When I started this, I was like “that’s like asking if sound waves exhibit wave-particle duality” but by the end I was … less certain. https://bigthink.com/starts-with-a-bang/gravitational-waves-wave-particle-duality/
So - you're looking for "phonons", but you can't draw too many parallels between them and photons because they're different. For example, in a phonon frequency is quantized, not amplitude, and the exact properties depend on the medium. And the technical answer to your question is "kinda, sorta, it depends on who you ask and how you define things and about 70 other things". Emergent properties are like that.
@Biggles photons are an actual recognized particle though, part of the standard model; are phonons even actually a thing?? (And would they be the same thing when sound waves occur in different media - e.g., air vs water?)
"Actually a thing"? Is the number three a thing? Is "happiness" a thing? Is "DarkUncle" actually a thing and not just a carefully arranged glob of molecules running a program in an organic computer? Yes - phonons are a thing, but they don't really exist independently of the medium they're in. As for different media - waffle waffle, because they say "in a solid" an awful lot, implying the rules are different in a liquid or gas, but i suspect some parts carry over and others don't, and although I expect to get yelled at, this is not really what I'd call a "hard science" from a mechanical engineering point of view - it's more a "hey look this weird phenomena we see in waves and light shows up here too, but doesn't work exactly the same" which is why I caution making a logical leap with gravitational waves also being quantized. Again - I'm a very old school empiricist, if you don't have actual experimental evidence, so far as I'm concerned it's idle speculation. And a thousand string theorists would now write me a sternly worded response, if they saw this. /shrug
@Biggles I guess a better way to think of it is that photons are recognized as elementary particles independent of the medium they propagate through (like electrons). Phonons are different, but I’m not sure in what ways and to what extent.

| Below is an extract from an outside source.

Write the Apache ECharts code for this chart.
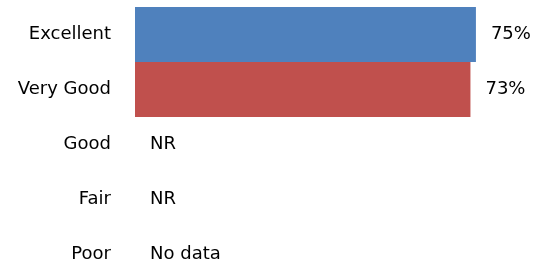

I would add that normal human experiences and intuition *entirely fail* when you are looking at the very small - but also the very large, the very fast, and very long and short time scales. We desperately want to make new things fit into a box and be "like" something we already know, so we can make analogies and predictions. It's a trap. That's why science is verified by experiment - because much of the time you simply can't extend normal experience to those realms.